When you live in a country like Nigeria, the last thing on your mind is vegetable. Not because of the lack of availability, but because of the lack of funds. Vegetables are considered a luxury, especially when there's limited fund and the belly just wants to be full. After all, vegetables are not filling.
Our meals in this part of the world, are mostly staple. From garri, to tuwo, to yam to the popular rice. Starchy meals that make up more than 60% of our meals. Even when it comes to protein, we prefer meat (beef) to eggs, beans and fish, which are considered healthier sources of protein.
Before urbanisation invaded our communal and small satisfactory way of living in Nigeria, our parents ate fruits and vegetables. Not like it was a deliberate effort to balance every meal, but it was an innate tendency to eat fruits and vegetables which were easily accessible
One would have thought that, with education and health enlightenment, we would be deliberate about balancing our every meal by always including our greens. But like every good thing, urbanisation came with its bad side.
The fast paced life, the competitive life, the hustle and the bustle of everyday, has greatly affected our eating lifestyle. Most people are not concerned about eating green. The era of gardens and planting a little vegetable here, and a little vegetable there has been wiped off.
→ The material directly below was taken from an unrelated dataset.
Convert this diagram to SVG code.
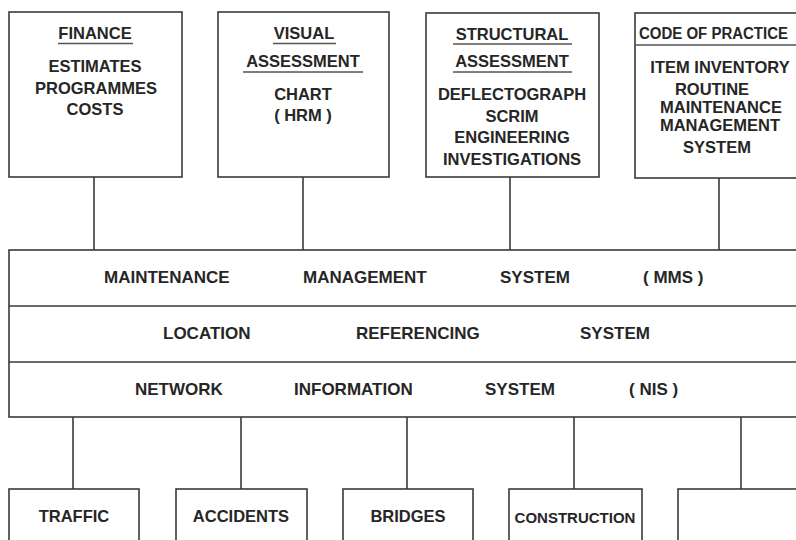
<svg xmlns="http://www.w3.org/2000/svg" width="796" height="540" viewBox="0 0 796 540">
  <style>
    .box { fill: #ffffff; stroke: #3a3a3a; stroke-width: 1.6; }
    .rule { stroke: #3a3a3a; stroke-width: 1.6; fill: none; }
    .uline { stroke: #555555; stroke-width: 1.5; }
    .wire { stroke: #3a3a3a; stroke-width: 1.6; fill: none; }
    text { font-family: "Liberation Sans", Arial, sans-serif; font-weight: bold; fill: #262626; }
    .t { font-size: 16.5px; text-anchor: middle; }
    .band { font-size: 17px; }
    .small { font-size: 15px; text-anchor: middle; }
  </style>
  <rect width="796" height="540" fill="#ffffff"/>

  <!-- connectors between the boxes and the central system band -->
  <g id="connectors">
    <line class="wire" x1="94" y1="177" x2="94" y2="250"/>
    <line class="wire" x1="303" y1="177" x2="303" y2="250"/>
    <line class="wire" x1="510" y1="177" x2="510" y2="250"/>
    <line class="wire" x1="719" y1="178" x2="719" y2="250"/>
    <line class="wire" x1="73" y1="417" x2="73" y2="489"/>
    <line class="wire" x1="241" y1="417" x2="241" y2="489"/>
    <line class="wire" x1="407" y1="417" x2="407" y2="489"/>
    <line class="wire" x1="574" y1="417" x2="574" y2="489"/>
    <line class="wire" x1="741" y1="417" x2="741" y2="489"/>
  </g>

  <g id="finance">
    <rect class="box" x="9" y="12" width="173" height="165"/>
    <text class="t" x="95" y="39">FINANCE</text>
    <line class="uline" x1="58" y1="43.5" x2="133" y2="43.5"/>
    <text class="t" x="95" y="72">ESTIMATES</text>
    <text class="t" x="96" y="94">PROGRAMMES</text>
    <text class="t" x="95" y="115">COSTS</text>
  </g>

  <g id="visual-assessment">
    <rect class="box" x="218" y="12" width="171" height="165"/>
    <text class="t" x="304" y="39">VISUAL</text>
    <line class="uline" x1="273" y1="43.5" x2="336" y2="43.5"/>
    <text class="t" x="303" y="67">ASSESSMENT</text>
    <line class="uline" x1="243" y1="72" x2="363" y2="72"/>
    <text class="t" x="303" y="100">CHART</text>
    <text class="t" x="303" y="121">( HRM )</text>
  </g>

  <g id="structural-assessment">
    <rect class="box" x="426" y="13" width="173" height="164"/>
    <text class="t" x="512" y="40">STRUCTURAL</text>
    <line class="uline" x1="453" y1="44" x2="572" y2="44"/>
    <text class="t" x="512" y="67">ASSESSMENT</text>
    <line class="uline" x1="453" y1="72" x2="572" y2="72"/>
    <text class="t" x="512" y="100">DEFLECTOGRAPH</text>
    <text class="t" x="512" y="122">SCRIM</text>
    <text class="t" x="512" y="143">ENGINEERING</text>
    <text class="t" x="512" y="165">INVESTIGATIONS</text>
  </g>

  <g id="code-of-practice">
    <rect class="box" x="635" y="13" width="180" height="165"/>
    <text x="639" y="39" font-size="16" textLength="149" lengthAdjust="spacingAndGlyphs">CODE OF PRACTICE</text>
    <line class="uline" x1="635" y1="45" x2="796" y2="45"/>
    <text class="t" x="720" y="73">ITEM INVENTORY</text>
    <text class="t" x="712" y="95">ROUTINE</text>
    <text class="t" x="721" y="113">MAINTENANCE</text>
    <text class="t" x="720" y="131">MANAGEMENT</text>
    <text class="t" x="717" y="153">SYSTEM</text>
  </g>

  <!-- three stacked layers of the central system -->
  <g id="system-band">
    <rect class="box" x="9" y="250" width="810" height="167"/>
    <line class="rule" x1="9" y1="306" x2="796" y2="306"/>
    <line class="rule" x1="9" y1="362" x2="796" y2="362"/>
  </g>

  <g id="mms">
    <text class="band" x="104" y="283">MAINTENANCE</text>
    <text class="band" x="303" y="283">MANAGEMENT</text>
    <text class="band" x="500" y="283">SYSTEM</text>
    <text class="band" x="643" y="283">( MMS )</text>
  </g>

  <g id="lrs">
    <text class="band" x="163" y="339">LOCATION</text>
    <text class="band" x="356" y="339">REFERENCING</text>
    <text class="band" x="580" y="339">SYSTEM</text>
  </g>

  <g id="nis">
    <text class="band" x="135" y="395">NETWORK</text>
    <text class="band" x="294" y="395">INFORMATION</text>
    <text class="band" x="485" y="395">SYSTEM</text>
    <text class="band" x="629" y="395">( NIS )</text>
  </g>

  <g id="traffic">
    <rect class="box" x="9" y="489" width="130" height="60"/>
    <text class="t" x="74" y="522">TRAFFIC</text>
  </g>

  <g id="accidents">
    <rect class="box" x="176" y="489" width="131" height="60"/>
    <text class="t" x="241" y="522">ACCIDENTS</text>
  </g>

  <g id="bridges">
    <rect class="box" x="343" y="489" width="130" height="60"/>
    <text class="t" x="408" y="522">BRIDGES</text>
  </g>

  <g id="construction">
    <rect class="box" x="509" y="489" width="133" height="60"/>
    <text class="small" x="575" y="523">CONSTRUCTION</text>
  </g>

  <g id="unlabelled">
    <rect class="box" x="678" y="489" width="140" height="60"/>
  </g>
</svg>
Not only do we not have time to own gardens these days, we have also lost the patience to wait for our vegetables and fruits to ripen naturally. We pluck them prematurely, and force them to maturity, with chemicals that are eventually dangerous to the health.
Therefore, when we remember to eat our vegetables, we are not quite certain if we are eating all the complete nutrients that nature allotes to them, as a reward for the patience to completely mature, or we are eating just some of the nutrients that was given by nature, before they were raped of the remaining nutrients because of our impatience.
Still, a meal is not ready, never complete without a little touch of green here, and a little touch of green there. For nature itself is green, and she wants to live inside of us. After all, weren't we made to co-habitate?